History

United Kingdom
- Builder: Chapman & Campion, Whitby
- Launched: 31 July 1817
- Fate: Foundered May 1841

General characteristics
- Tons burthen: 225, or 226, or 228, or 230 (bm)
- Sail plan: Brig

= Emulous =

British merchant ship (1817–1841)

Emulous was a merchant ship launched at Whitby in 1817. She traded widely, including to Mauritius under a licence from the British East India Company (EIC). She foundered in the North Atlantic in May 1841.

==Career==
Emulous first appeared in Lloyd's Register (LR) in 1818.

| Year | Master | Owner | Trade | Source |
|---|---|---|---|---|
| 1818 | J.Sowell | Chapman & Co. | London–Antwerp | LR |
| 1820 | J.Sowell Trundle | Chapman & Co. | London–Antwerp | LR |

By 1820 Emulous was sailing to the West Indies.

| Year | Master | Owner | Trade | Source |
|---|---|---|---|---|
| 1821 | Trundle | Chapman & Co. | London–Berbice | LR |
| 1822 | Trundle Hunt | Chapman & Co. | London–Berbice London–Quebec | LR |
| 1824 | G.Hunt | Chapman & Co. | London–Cape of Good Hope | LR |
| 1825 | G.Hunt | Chapman & Co. | London–Peterburg | LR |
| 1826 | Welbank | Chapman & Co. | London–Rio de Janeiro | LR |

In 1813 the EIC had lost its monopoly on the trade between India and Britain. British ships were then free to sail to India or the Indian Ocean under a licence from the EIC. Emulous, Welbank, master, sailed from London to Mauritius on 4 May 1826.

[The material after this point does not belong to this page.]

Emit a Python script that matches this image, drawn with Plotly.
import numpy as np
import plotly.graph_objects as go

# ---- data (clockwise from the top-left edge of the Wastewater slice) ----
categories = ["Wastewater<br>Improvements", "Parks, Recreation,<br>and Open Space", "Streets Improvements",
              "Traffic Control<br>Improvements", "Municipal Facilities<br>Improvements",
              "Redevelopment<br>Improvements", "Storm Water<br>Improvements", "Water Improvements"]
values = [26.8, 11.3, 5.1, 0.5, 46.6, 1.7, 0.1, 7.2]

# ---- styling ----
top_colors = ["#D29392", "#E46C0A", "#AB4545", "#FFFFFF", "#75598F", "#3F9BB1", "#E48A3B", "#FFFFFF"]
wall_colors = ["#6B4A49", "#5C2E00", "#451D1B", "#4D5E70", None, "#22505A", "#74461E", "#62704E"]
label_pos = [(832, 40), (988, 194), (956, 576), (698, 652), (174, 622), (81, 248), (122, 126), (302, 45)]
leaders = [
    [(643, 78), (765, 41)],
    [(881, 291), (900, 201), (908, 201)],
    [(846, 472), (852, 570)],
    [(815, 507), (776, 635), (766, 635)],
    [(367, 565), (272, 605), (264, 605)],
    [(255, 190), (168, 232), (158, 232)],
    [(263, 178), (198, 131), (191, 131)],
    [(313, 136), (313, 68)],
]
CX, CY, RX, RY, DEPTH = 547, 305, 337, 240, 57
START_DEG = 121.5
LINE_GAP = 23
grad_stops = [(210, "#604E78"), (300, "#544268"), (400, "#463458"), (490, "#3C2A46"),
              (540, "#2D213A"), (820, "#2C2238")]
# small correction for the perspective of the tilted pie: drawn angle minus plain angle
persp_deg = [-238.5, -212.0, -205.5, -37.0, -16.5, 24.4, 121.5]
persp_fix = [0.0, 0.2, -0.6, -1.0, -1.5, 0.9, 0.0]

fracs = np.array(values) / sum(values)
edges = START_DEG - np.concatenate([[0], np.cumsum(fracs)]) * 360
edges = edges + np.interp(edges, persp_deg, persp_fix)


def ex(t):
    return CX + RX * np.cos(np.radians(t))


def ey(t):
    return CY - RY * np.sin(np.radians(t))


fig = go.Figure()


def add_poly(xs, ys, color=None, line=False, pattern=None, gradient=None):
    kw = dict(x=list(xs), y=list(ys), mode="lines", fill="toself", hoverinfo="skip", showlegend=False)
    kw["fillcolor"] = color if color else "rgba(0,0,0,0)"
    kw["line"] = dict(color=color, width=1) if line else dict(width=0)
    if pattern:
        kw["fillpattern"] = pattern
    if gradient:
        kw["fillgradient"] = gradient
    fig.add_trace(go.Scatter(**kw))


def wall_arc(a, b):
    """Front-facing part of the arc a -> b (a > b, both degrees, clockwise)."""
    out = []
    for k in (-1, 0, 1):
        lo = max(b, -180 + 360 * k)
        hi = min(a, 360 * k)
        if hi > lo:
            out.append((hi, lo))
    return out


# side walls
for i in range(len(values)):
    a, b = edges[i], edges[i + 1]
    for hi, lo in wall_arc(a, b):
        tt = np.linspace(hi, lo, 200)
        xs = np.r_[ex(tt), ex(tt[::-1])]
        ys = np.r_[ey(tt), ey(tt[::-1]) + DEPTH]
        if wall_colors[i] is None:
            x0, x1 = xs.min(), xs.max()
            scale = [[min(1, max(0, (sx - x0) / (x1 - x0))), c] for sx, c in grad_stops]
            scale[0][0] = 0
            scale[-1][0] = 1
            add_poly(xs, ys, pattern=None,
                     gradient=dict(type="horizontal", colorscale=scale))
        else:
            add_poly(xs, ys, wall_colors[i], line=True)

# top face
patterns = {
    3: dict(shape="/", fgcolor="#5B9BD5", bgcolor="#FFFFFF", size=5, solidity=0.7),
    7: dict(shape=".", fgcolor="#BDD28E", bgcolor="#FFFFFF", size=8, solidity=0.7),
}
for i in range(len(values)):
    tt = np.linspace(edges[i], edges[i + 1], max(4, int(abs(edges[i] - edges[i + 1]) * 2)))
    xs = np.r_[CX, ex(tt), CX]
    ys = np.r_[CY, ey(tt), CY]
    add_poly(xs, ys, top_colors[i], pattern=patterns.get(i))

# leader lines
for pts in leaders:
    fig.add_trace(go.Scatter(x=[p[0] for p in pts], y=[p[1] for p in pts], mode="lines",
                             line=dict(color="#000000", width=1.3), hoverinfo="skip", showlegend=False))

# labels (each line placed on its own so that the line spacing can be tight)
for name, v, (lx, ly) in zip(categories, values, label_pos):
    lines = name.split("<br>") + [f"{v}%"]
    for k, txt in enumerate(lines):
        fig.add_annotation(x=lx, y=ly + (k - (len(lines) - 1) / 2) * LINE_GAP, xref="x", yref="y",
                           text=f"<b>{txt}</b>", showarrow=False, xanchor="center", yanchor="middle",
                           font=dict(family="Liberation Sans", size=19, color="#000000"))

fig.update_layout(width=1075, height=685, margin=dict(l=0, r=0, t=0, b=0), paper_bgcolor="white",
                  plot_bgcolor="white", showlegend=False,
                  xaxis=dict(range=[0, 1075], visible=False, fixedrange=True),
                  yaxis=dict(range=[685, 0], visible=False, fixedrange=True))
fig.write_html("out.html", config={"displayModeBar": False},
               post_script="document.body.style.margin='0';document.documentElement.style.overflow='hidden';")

After the ship left Madras on 8 June 1826 she encountered several gales during which she had to throw some of her cargo overboard. She started making 2½ feet of water an hour in her hold and so put into Mauritius on 22 July to repair. Her remaining cargo was forwarded on Emulous.

| Year | Master | Owner | Trade | Source & notes |
|---|---|---|---|---|
| 1828 | Welbank | Chapman & Co. | London | LR |
| 1831 | Welbank | Chapman & Co. | London–Archangel | LR |

In 1831 Emulous changed her registry to London, but Chapman & Co. remained her owners.

| Year | Master | Owner | Trade | Source & notes |
|---|---|---|---|---|
| 1832 | Welbank J.Gale | Chapman & Co. | London | LR |
| 1834 | Welbank | Chapman & Co. | London | LR; repair topsides and bottom 1832, & new top deck and sides 1833 |
| 1837 | Welbank | Chapman & Co. | Liverpool–Quebec | LR; repair topsides and bottom 1832, new wales and deck and sides 1833, & small repairs 1837 |
| 1839 | Welbank W.Porritt | Chapman & Co. | London–Quebec | LR; repair topsides and bottom 1832, new wales and deck and sides 1833, & small repairs 1837 |

==Fate==
On 14 May 1841, Howard, of Liverpool, encountered the brig Emulous, of London, Gales, master, at , in a sinking state. Howard took off the crew, when Emulous immediately sank. Emulous had been on a voyage from London to Dorchester, New Brunswick. (Another account gives the date as 11 April.)

Emulous, of London, was last listed in Lloyd's Register in 1841, and was the only one of five vessels by that name whose homeport was London.